The International Monetary Fund (IMF) is backing government to overhaul its tax exemptions regime to boost its failing domestic revenue.
The Washington-based lender, in its latest review of Ghana’s ongoing bailout programme, said rationalising tax exemptions will improve government’s domestic revenue mobilisation.
Domestic revenue performance over the past two-three years has not met the budgeted estimates, with last year’s target falling short by about 10 per cent and prompting the government to realign its expenditure in view of the shortfall.
“…it was agreed that tax exemptions will be rationalised, and their management framework strengthened to improve domestic revenue mobilisation. The authorities estimate tax exemption costs to be as much as 1.6 per cent of GDP in 2018,” said Ms Annalisa Fedelino who led an IMF team to Accra to conclude discussions on the combined seventh and eighth reviews of Ghana’s Extended Credit Facility Programme.

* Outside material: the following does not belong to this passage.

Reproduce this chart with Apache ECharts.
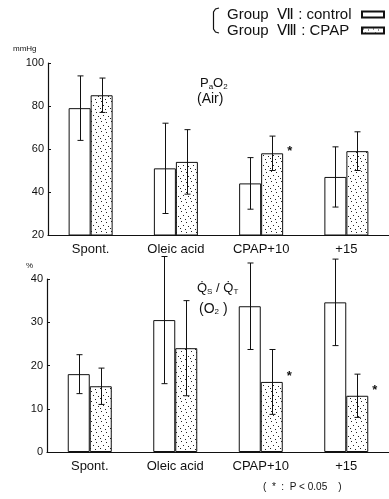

The president in last week’s State of the Nation Address described the existing tax exemption policy as an Achilles-heel and a growing menace to fiscal stability and revenue generation.
In the last eight years, tax exemptions in respect of import duty, import VAT, import NHIL and domestic VAT have grown from three hundred and ninety-two million Ghana cedis (GH¢392million), that is 0.6% of GDP in 2010, to GH¢4.66 billion – 1.6% of GDP in 2018.
According to the president, this is not sustainable and the government intends to do something about it to reverse the trend – by introducing suitable measures that may disrupt the easy and comfortable arrangements many have become accustomed to.
Making progress
The IMF mission team said the government has made good progress in implementing the ECF-supported program, which will end on April 3, 2019; adding that six out of nine end-December 2018 quantitative targets under the program were met and structural reforms are advancing.
It went further to describe Ghana’s recent economic performance as favourable, despite a less supportive external environment for frontier economies.
Real GDP grew by 6.7 per cent in the first three quarters of 2018. Over the medium-term, growth is projected to remain sustained – buttressed by recent oil discoveries while consumer price inflation, now at 9.0 per cent, is well within the band around the inflation target.
The overall fiscal deficit reached 3.7 per cent of the rebased GDP (excluding financial sector costs), and the primary surplus (overall budget balance excluding interest costs) was in line with programme targets.
The team noted that the economy experienced some pressures in the second half of 2018, largely emanating from foreign investors rebalancing their portfolios in the context of a stronger dollar, rising US interest rates, and volatility in emerging markets – which led to a decline in external buffers.
The team urged that the monetary policy should continue to remain prudent and complement fiscal adjustment efforts to keep underlying inflationary pressures in check and avoid upside surprises.
The IMF’s Executive Board is expected to consider the combined seventh and eighth ECF reviews by end-March 2019. Completion of these reviews will make available about $188million, bringing total disbursements under the programme to about US$920.58million.